The Mental Capacity Act 2005 is a law that protects vulnerable people over the age of 16 around decision-making. It says that: Every adult, whatever their disability, has the right to make their own decisions wherever possible. People should always support a person to make their own decisions if they can. This might mean giving them information in a format that they can understand (for example this might be easy read information for a person with a learning disability) or explaining something in a different way. But if a decision is too big or complicated for a person to make, even with appropriate information and support, then people supporting them must make a ‘best interests’ decision for them.
The Mental Capacity Act: 5 main principles
- Always assume the person is able to make the decision until you have proof they are not.

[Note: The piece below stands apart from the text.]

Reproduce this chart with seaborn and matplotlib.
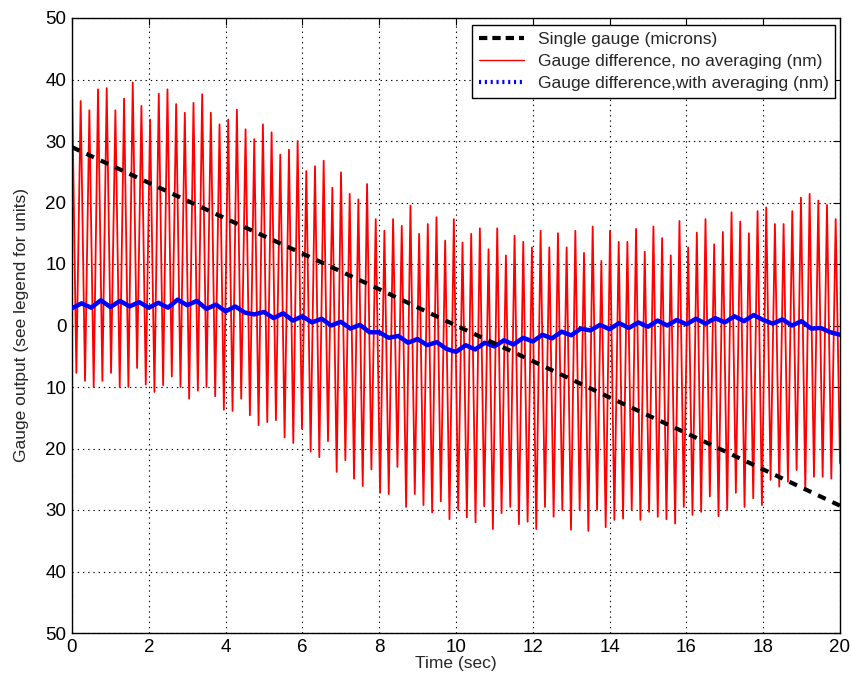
import numpy as np
import pandas as pd
import matplotlib
matplotlib.use("Agg")
import matplotlib.pyplot as plt
import seaborn as sns
from matplotlib.lines import Line2D

# ---------------- data ----------------
# red: gauge difference, no averaging (nm) -- successive peak / trough values per cycle
red_peaks = [39.5, 36.5, 35.0, 38.4, 38.6, 35.0, 36.9, 39.5, 35.7, 33.5, 37.7, 38.4, 36.0, 34.6, 36.2,
             37.6, 34.6, 32.7, 33.5, 35.1, 31.9, 30.3, 32.7, 31.4, 27.8, 28.6, 30.0, 25.1, 25.9, 26.8,
             22.4, 24.9, 21.4, 20.5, 23.0, 17.3, 15.4, 17.3, 16.2, 19.5, 14.9, 16.5, 17.6, 13.8,
             17.3, 13.5, 14.9, 15.8, 12.4, 15.8, 11.4, 14.6, 13.6, 12.7, 15.4, 12.7, 15.0, 12.7, 15.4,
             11.8, 16.1, 10.5, 15.4, 13.6, 13.6, 15.7, 12.0, 16.1, 14.2, 11.4, 17.0, 12.7, 15.1, 17.3,
             13.2, 15.2, 18.4, 16.9, 15.0, 18.6, 19.2, 16.5, 16.5, 18.6, 20.8, 21.4, 20.3, 19.6, 17.3]
red_troughs = [-7.7, -9.0, -10.0, -9.0, -7.7, -10.0, -10.0, -6.9, -9.6, -10.8, -9.7, -8.3, -10.0, -11.9,
               -10.6, -10.0, -11.5, -13.7, -13.9, -11.9, -14.6, -16.2, -15.7, -15.4, -18.2, -19.1, -16.8,
               -20.5, -21.4, -18.8, -23.8, -21.9, -24.9, -26.1, -23.4, -27.2, -27.4, -23.0, -29.5, -27.4,
               -29.2, -30.4, -28.6, -31.5,
               -30.0, -31.2, -32.0, -29.4, -33.1, -30.5, -29.5, -32.3, -31.9, -33.1, -29.5, -31.1, -30.0,
               -33.2, -30.0, -33.4, -30.0, -32.8, -31.6, -31.4, -30.0, -31.6, -30.3, -31.1, -31.5, -32.2,
               -29.5, -30.8, -30.3, -27.8, -31.0, -30.0, -27.2, -29.5, -28.1, -29.2, -25.1, -26.2, -25.4,
               -23.5, -26.8, -24.6, -24.6, -24.9, -22.4]

# blue: gauge difference with averaging (nm), every 0.25 s
blue_vals = [2.8, 3.6, 2.9, 4.1, 3.0, 4.0, 3.1, 3.8, 2.9, 3.7, 2.9, 4.2, 3.3, 4.0, 2.7, 3.4,
             2.3, 3.1, 2.1, 1.8, 2.2, 1.2, 2.0, 0.8, 1.5, 0.5, 1.1, 0.0, 0.6, -0.5, 0.1, -1.1,
             -1.1, -2.0, -1.7, -2.8, -2.2, -3.2, -2.7, -3.8, -4.3, -3.2, -3.9, -2.8, -3.4, -2.4,
             -3.1, -2.0, -2.6, -1.5, -2.1, -1.0, -1.6, -0.5, -0.8, 0.1, -0.6, 0.4, -0.4, 0.5,
             -0.2, 0.8, 0.0, 0.9, 0.2, 1.1, 0.3, 1.2, 0.5, 1.5, 0.7, 1.7, 0.9, 0.3, 1.0, 0.0,
             0.7, -0.5, -0.4, -1.1, -1.5]

# black: single gauge (microns), every 2 s
single_t = [0, 2, 4, 6, 8, 10, 12, 14, 16, 18, 20]
single_vals = [29.0, 23.2, 17.4, 11.7, 5.9, 0.0, -5.8, -11.7, -17.5, -23.4, -29.3]

x_ticks = [0, 2, 4, 6, 8, 10, 12, 14, 16, 18, 20]
y_ticks = [-50, -40, -30, -20, -10, 0, 10, 20, 30, 40, 50]
y_tick_labels = ["50", "40", "30", "20", "10", "0", "10", "20", "30", "40", "50"]

labels = ["Single gauge (microns)",
          "Gauge difference, no averaging (nm)",
          "Gauge difference,with averaging (nm)"]

# ---------------- build tables ----------------
n = len(red_peaks)
red_v = np.empty(2 * n)
red_v[0::2] = red_peaks
red_v[1::2] = red_troughs
df_red = pd.DataFrame({"t": np.linspace(0, 20, 2 * n), "v": red_v})
df_blue = pd.DataFrame({"t": np.linspace(0, 20, len(blue_vals)), "v": blue_vals})
df_black = pd.DataFrame({"t": single_t, "v": single_vals})

# ---------------- plot ----------------
sns.set_theme(style="white")
plt.rcParams["font.family"] = ["Liberation Sans", "DejaVu Sans"]

fig = plt.figure(figsize=(8.53, 6.81), dpi=100)
ax = fig.add_axes([72 / 853, 48 / 681, 768 / 853, 615 / 681])

sns.lineplot(data=df_red, x="t", y="v", ax=ax, color="#ff0000", linewidth=1.3,
             estimator=None, sort=False, zorder=2)
sns.lineplot(data=df_blue, x="t", y="v", ax=ax, color="#0000ff", linewidth=3.2,
             estimator=None, sort=False, zorder=3)
sns.lineplot(data=df_black, x="t", y="v", ax=ax, color="black", linewidth=3.0,
             estimator=None, sort=False, zorder=4)
ax.lines[-1].set_dashes((2, 1.8))

ax.set_xlim(0, 20)
ax.set_ylim(-50, 50)
ax.set_xticks(x_ticks)
ax.set_xticklabels([str(v) for v in x_ticks])
ax.set_yticks(y_ticks)
ax.set_yticklabels(y_tick_labels)
ax.set_xlabel("Time (sec)", fontsize=12.5, labelpad=0)
ax.set_ylabel("Gauge output (see legend for units)", fontsize=12.5, labelpad=12)

ax.grid(True, color="black", linestyle=(0, (1.2, 3.5)), linewidth=0.8)
ax.set_axisbelow(True)
for s in ax.spines.values():
    s.set_color("black")
    s.set_linewidth(1.0)
ax.tick_params(direction="in", length=5, width=0.8, top=True, right=True,
               labelsize=13.5, colors="black", pad=4)

handles = [Line2D([], [], color="black", linewidth=3.0, dashes=(2, 1.2)),
           Line2D([], [], color="#ff0000", linewidth=1.0),
           Line2D([], [], color="#0000ff", linewidth=3.0, dashes=(0.5, 0.9))]
leg = ax.legend(handles, labels, loc="upper right", bbox_to_anchor=(0.994, 0.989),
                borderaxespad=0, fontsize=12.5, frameon=True, fancybox=False,
                edgecolor="black", framealpha=1, handlelength=2.6, handletextpad=0.8,
                labelspacing=0.4, borderpad=0.4)
leg.get_frame().set_linewidth(1.0)

fig.savefig("out.png", dpi=100)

- Try everything possible to support the person make the decision themselves.
- Do not assume the person does not have capacity to make a decision just because they make a decision that you think is unwise or wrong.
- If you make a decision for someone who cannot make it themselves, the decision must always be in their best interests & well documented.
- Any decisions, treatment or care for someone who lacks capacity must always follow the path that is the least restrictive of their basic rights and freedoms.
- It’s also important to remember that a person may have capacity for some decisions but not others, or they may not have capacity right now but may regain it in the future with support. This means all capacity decisions should be regularly reviewed to make sure they still reflect the person’s ability to make decisions.